Stored data
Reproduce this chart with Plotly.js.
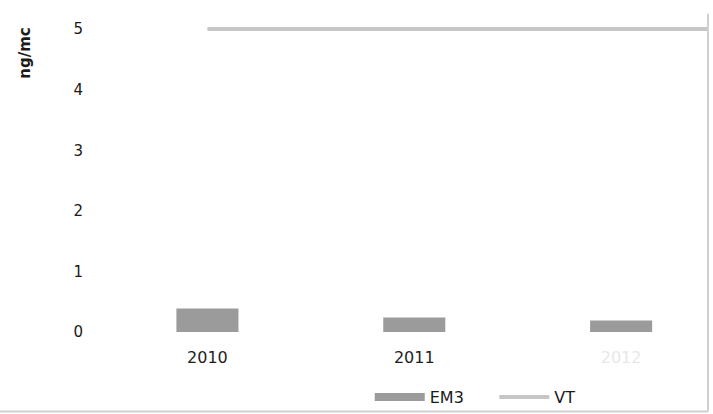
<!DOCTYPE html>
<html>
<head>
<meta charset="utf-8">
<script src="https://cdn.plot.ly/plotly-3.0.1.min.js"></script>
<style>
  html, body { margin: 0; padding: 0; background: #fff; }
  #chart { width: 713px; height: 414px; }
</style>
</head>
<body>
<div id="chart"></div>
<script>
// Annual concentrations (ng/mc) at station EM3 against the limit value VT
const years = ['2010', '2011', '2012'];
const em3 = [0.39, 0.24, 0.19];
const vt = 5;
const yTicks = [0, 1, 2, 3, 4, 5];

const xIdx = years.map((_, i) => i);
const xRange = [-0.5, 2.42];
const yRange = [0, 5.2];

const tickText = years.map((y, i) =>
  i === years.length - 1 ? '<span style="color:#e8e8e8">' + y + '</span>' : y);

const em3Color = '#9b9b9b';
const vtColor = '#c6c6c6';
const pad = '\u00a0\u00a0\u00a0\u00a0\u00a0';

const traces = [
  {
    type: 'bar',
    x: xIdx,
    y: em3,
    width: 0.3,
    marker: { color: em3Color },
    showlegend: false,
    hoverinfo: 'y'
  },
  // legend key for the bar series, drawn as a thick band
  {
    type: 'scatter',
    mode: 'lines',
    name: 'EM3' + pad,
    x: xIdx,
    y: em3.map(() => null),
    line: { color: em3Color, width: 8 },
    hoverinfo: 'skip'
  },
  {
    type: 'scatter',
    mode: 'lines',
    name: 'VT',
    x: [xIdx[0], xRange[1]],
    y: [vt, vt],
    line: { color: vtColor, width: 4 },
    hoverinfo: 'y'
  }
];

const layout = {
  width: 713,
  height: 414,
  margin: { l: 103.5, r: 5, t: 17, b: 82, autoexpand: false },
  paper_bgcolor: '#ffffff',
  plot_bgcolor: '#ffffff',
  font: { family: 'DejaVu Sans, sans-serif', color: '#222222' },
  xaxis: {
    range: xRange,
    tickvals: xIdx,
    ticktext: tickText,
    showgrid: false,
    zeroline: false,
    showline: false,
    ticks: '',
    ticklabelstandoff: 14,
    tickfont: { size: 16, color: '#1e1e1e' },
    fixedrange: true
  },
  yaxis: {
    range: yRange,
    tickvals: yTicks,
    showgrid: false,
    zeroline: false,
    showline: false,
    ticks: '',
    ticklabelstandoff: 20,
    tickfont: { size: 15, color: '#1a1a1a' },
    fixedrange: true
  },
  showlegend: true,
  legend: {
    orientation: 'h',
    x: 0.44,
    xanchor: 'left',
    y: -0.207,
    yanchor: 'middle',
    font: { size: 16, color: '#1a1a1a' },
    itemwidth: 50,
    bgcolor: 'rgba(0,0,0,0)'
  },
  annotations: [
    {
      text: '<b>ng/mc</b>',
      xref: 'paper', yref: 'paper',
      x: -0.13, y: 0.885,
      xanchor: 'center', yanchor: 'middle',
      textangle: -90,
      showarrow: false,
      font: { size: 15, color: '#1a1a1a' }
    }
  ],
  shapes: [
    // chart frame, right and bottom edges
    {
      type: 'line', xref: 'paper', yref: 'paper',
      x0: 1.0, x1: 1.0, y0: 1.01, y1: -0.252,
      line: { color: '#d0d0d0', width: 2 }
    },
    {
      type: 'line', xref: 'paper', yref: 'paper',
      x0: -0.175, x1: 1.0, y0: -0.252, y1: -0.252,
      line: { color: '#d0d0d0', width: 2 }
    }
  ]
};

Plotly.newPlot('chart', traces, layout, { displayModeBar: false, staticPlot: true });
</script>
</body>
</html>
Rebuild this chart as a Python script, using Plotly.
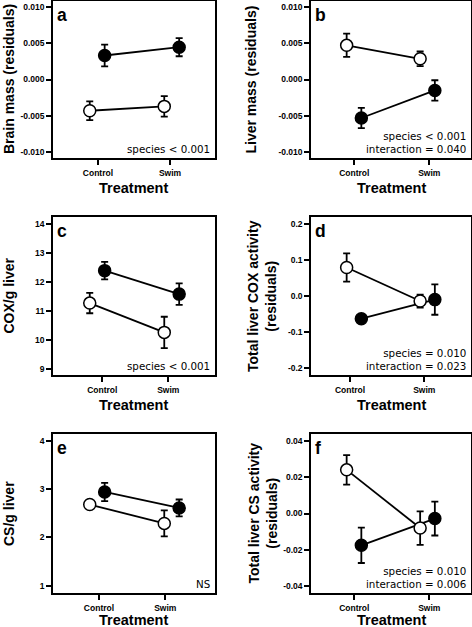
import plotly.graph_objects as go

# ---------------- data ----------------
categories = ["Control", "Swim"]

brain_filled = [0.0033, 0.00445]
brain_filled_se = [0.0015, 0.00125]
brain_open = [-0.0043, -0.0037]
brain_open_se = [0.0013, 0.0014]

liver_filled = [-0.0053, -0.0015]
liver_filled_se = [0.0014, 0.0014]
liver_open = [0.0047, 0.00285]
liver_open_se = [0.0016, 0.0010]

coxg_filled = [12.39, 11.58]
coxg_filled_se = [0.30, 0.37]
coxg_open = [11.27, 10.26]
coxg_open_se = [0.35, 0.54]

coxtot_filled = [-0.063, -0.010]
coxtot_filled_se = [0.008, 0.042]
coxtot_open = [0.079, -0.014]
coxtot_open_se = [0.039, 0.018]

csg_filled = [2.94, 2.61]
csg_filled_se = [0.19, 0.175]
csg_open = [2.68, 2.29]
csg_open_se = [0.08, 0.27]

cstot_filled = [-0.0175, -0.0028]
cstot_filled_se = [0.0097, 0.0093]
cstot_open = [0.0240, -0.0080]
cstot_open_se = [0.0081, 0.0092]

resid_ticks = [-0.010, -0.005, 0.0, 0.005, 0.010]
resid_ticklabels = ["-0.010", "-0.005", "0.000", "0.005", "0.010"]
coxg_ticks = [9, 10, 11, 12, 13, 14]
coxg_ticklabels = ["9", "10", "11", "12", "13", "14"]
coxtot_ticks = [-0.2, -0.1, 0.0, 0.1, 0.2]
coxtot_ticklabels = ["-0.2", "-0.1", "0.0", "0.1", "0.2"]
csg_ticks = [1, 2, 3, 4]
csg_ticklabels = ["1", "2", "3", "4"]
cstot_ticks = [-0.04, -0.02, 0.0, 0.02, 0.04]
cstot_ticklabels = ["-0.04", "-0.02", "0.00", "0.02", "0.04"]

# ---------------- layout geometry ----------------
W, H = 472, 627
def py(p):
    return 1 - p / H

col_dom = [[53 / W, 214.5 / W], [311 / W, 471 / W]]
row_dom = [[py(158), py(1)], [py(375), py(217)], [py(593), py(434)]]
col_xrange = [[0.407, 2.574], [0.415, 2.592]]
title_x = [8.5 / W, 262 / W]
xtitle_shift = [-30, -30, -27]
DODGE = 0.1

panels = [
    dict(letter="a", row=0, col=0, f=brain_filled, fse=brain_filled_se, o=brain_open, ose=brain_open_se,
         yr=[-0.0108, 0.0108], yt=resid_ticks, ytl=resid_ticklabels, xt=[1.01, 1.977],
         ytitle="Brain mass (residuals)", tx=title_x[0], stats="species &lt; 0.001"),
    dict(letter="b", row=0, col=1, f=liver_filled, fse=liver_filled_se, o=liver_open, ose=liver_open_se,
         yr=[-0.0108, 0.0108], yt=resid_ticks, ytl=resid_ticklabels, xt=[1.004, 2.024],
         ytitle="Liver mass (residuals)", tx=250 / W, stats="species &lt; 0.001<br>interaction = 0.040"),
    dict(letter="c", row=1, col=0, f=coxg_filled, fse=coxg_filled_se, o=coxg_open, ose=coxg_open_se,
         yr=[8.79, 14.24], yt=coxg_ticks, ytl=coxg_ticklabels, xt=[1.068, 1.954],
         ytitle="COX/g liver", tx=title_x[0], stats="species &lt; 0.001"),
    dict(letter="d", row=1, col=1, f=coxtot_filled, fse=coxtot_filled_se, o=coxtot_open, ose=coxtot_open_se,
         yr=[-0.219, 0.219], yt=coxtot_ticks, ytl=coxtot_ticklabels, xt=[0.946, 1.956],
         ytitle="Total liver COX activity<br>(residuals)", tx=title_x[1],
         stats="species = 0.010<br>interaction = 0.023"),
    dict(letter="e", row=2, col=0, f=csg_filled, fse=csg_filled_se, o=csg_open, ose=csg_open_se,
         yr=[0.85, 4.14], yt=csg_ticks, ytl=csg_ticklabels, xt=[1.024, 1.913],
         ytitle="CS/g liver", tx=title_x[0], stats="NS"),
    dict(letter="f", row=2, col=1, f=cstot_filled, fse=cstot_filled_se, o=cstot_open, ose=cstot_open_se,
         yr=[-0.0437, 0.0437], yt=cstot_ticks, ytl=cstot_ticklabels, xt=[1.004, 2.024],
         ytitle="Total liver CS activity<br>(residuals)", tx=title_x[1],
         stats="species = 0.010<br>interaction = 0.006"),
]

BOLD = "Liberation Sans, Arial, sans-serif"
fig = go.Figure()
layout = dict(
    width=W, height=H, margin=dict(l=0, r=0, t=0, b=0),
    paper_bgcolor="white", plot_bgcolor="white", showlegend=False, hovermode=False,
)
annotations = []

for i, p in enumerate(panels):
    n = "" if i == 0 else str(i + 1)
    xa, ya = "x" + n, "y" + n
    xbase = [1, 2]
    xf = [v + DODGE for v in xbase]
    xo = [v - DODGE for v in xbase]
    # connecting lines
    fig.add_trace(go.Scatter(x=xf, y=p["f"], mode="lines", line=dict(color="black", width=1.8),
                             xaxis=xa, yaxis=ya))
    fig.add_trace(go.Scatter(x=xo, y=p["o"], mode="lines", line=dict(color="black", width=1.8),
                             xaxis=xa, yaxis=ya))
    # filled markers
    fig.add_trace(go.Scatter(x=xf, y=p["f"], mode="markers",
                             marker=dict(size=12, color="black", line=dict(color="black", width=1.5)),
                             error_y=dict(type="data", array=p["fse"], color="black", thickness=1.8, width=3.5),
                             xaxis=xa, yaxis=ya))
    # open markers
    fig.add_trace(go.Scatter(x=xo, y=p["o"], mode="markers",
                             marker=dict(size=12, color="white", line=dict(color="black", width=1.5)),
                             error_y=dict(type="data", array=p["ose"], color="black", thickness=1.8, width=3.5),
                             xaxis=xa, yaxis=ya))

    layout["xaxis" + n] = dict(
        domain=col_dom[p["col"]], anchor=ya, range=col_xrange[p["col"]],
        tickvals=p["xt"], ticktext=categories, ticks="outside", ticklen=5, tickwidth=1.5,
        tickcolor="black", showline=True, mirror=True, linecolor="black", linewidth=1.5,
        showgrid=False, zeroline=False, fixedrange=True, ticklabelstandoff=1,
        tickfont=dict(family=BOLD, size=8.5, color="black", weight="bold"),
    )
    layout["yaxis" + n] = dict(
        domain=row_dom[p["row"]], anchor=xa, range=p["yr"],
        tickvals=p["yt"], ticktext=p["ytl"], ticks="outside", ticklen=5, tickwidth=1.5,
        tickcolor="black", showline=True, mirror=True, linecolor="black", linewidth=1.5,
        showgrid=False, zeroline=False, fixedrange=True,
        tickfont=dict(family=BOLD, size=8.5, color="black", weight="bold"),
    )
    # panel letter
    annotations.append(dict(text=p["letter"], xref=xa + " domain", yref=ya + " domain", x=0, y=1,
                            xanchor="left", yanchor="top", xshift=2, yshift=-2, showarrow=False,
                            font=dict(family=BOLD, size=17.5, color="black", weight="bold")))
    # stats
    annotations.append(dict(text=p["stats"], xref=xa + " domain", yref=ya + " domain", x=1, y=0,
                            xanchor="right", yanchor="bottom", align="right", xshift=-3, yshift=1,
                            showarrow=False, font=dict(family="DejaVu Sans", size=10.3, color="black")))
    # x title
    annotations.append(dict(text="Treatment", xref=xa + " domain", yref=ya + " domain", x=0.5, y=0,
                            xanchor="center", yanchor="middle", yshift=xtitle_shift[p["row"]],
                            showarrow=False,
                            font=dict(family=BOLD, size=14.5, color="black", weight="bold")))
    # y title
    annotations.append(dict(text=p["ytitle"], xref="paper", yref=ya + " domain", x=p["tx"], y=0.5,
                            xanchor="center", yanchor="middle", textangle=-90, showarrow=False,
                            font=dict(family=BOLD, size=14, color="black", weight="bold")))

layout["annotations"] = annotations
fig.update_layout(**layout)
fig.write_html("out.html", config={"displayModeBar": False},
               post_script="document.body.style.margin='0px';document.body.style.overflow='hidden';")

AIM –
Give back exactly the lines from the top of the records to the line containing "const yTicks = [0, 1, 2, 3, 4, 5];", both included, and no pictures.

WRITTEN SOLUTION –
Reproduce this chart with Plotly.js.
<!DOCTYPE html>
<html>
<head>
<meta charset="utf-8">
<script src="https://cdn.plot.ly/plotly-3.0.1.min.js"></script>
<style>
  html, body { margin: 0; padding: 0; background: #fff; }
  #chart { width: 713px; height: 414px; }
</style>
</head>
<body>
<div id="chart"></div>
<script>
// Annual concentrations (ng/mc) at station EM3 against the limit value VT
const years = ['2010', '2011', '2012'];
const em3 = [0.39, 0.24, 0.19];
const vt = 5;
const yTicks = [0, 1, 2, 3, 4, 5];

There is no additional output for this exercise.